Finishing up my personal practice today, I sat in a seated forward fold with my legs crossed and my body bent over my legs.  Though this is a simple pose, I noticed extreme discomfort in my IT band and gluteus medius muscles.  I immediately moved up and adjusted my body to ease the discomfort, yet when I settled back into the pose the muscles still felt uber tight.  I thought first to readjust, but then stopped myself and remembered that if it's not a torqued pain, BREATHE into it.  Rather than move away from it, I settled INTO the discomfort and breathed.  I focused all of my thoughts on my breath, envisioning the breath moving directly to ease the pain in my side.  I stayed in the pose and let the breath wash over the tightness.  The trick to meeting my edge was not to move away from it (because then I never could stretch it enough to settle into it and transform it), but to lean into it with the support of my breath, thus giving it just the stretch it needed to loosen up.

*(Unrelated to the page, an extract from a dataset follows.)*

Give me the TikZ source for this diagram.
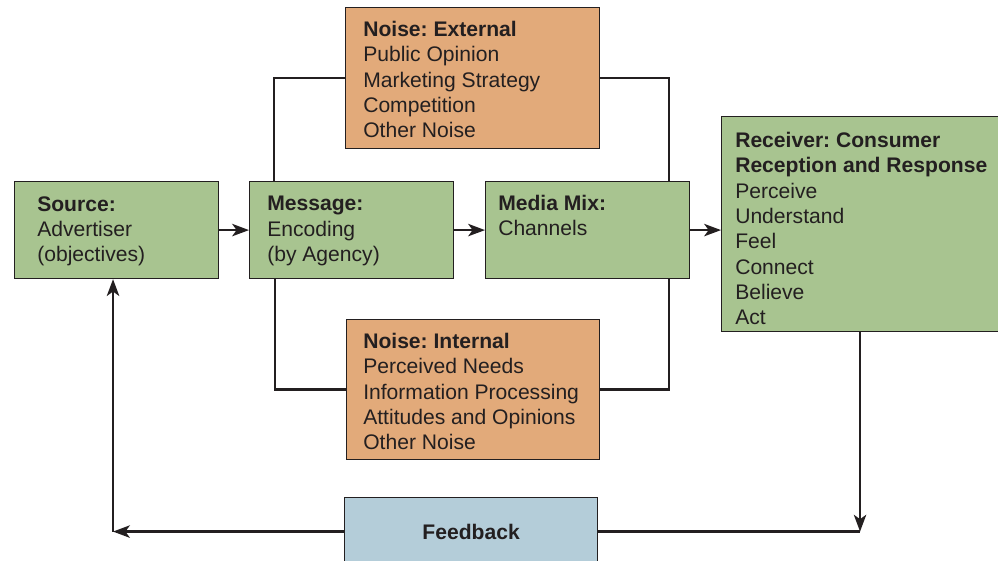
\documentclass[tikz,border=0pt]{standalone}
\usepackage{fontspec}
\setsansfont{Liberation Sans}
\usetikzlibrary{arrows.meta}
\definecolor{boxgreen}{RGB}{168,196,144}
\definecolor{boxorange}{RGB}{226,170,122}
\definecolor{boxblue}{RGB}{180,205,217}
\definecolor{inkgray}{RGB}{35,31,32}
\frenchspacing

\begin{document}
\begin{tikzpicture}[x=0.025cm, y=-0.025cm, font=\sffamily\fontsize{15}{18}\selectfont,
    block/.style={rectangle, draw=inkgray, line width=0.8pt, anchor=north west, inner sep=0pt},
    boxtext/.style={anchor=north west, align=left, inner sep=0pt, text=inkgray},
    link/.style={draw=inkgray, line width=1.6pt},
    arr/.style={link, -{Stealth[length=4.2mm, width=3.1mm, inset=1.1mm]}}]
    \clip (0,0) rectangle (998,560);
    \node[block, fill=boxgreen, minimum width=5.1cm, minimum height=2.425cm] (src) at (14,181) {};
    \node[boxtext] (srctxt) at (37,196) {\textbf{Source:}\\Advertiser\\(objectives)};
    \node[block, fill=boxgreen, minimum width=5.1cm, minimum height=2.425cm] (msg) at (249,181) {};
    \node[boxtext] (msgtxt) at (267,196) {\textbf{Message:}\\Encoding\\(by Agency)};
    \node[block, fill=boxgreen, minimum width=5.1cm, minimum height=2.425cm] (mix) at (485,181) {};
    \node[boxtext] (mixtxt) at (498,195) {\textbf{Media Mix:}\\Channels};
    \node[block, fill=boxgreen, minimum width=7.725cm, minimum height=5.375cm] (rcv) at (721,116) {};
    \node[boxtext] (rcvtxt) at (735,132) {\textbf{Receiver: Consumer}\\\textbf{Reception and Response}\\Perceive\\Understand\\Feel\\Connect\\Believe\\Act};
    \node[block, fill=boxorange, minimum width=6.35cm, minimum height=3.525cm] (ext) at (345,7) {};
    \node[boxtext] (exttxt) at (363,21) {\textbf{Noise: External}\\Public Opinion\\Marketing Strategy\\Competition\\Other Noise};
    \node[block, fill=boxorange, minimum width=6.325cm, minimum height=3.5cm] (int) at (346,319) {};
    \node[boxtext] (inttxt) at (363,333) {\textbf{Noise: Internal}\\Perceived Needs\\Information Processing\\Attitudes and Opinions\\Other Noise};
    \node[block, fill=boxblue, minimum width=6.325cm, minimum height=1.7cm] (fb) at (344,497) {};
    \node[text=inkgray] (fbtxt) at (fb.center) {\textbf{Feedback}};
    \draw[arr] (src) -- (msg);
    \draw[arr] (msg) -- (mix);
    \draw[arr] (mix.east) -- (mix.east -| rcv.west);
    \draw[link] ([xshift=0.625cm]msg.north west) |- (ext.west);
    \draw[link] (ext.east) -| ([xshift=-0.525cm]mix.north east);
    \draw[link] ([xshift=0.65cm]msg.south west) |- (int.west);
    \draw[link] (int.east) -| ([xshift=-0.525cm]mix.south east);
    \coordinate (rcvdrop) at ([xshift=3.475cm]rcv.south west);
    \coordinate (srcrise) at ([xshift=2.475cm]src.south west);
    \draw[link] (fb.east) -- (fb.east -| rcvdrop);
    \draw[arr] (rcvdrop) -- (rcvdrop |- fb.east);
    \draw[arr] (fb.west) -- (fb.west -| srcrise);
    \draw[arr] (srcrise |- fb.west) -- (srcrise);
\end{tikzpicture}
\end{document}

So it goes with life.  Often when pain and discomfort roll onto our path, we immediately react by jumping away from it so as to avoid any discomfort.  We hurl ourselves in the opposite direction to not come close to feeling any pain.  As in yoga, so in life, when we lean into our pain and discomfort, breathing to keep us calm rather than trying to move away from it, we are better able to accept and deal with (thus transforming) the discomfort.  Pain is not something we are immune to, nor can we avoid it, whether it's physical, emotional, mental, or social ... discomfort is part of the package of life.  It becomes easier to sit with when we do just that: sit with it and not run from it.  When we run, it doesn't take away the pain.  It simply prolongs the process.  So take deep breaths and lean in.  All will be well ... eventually.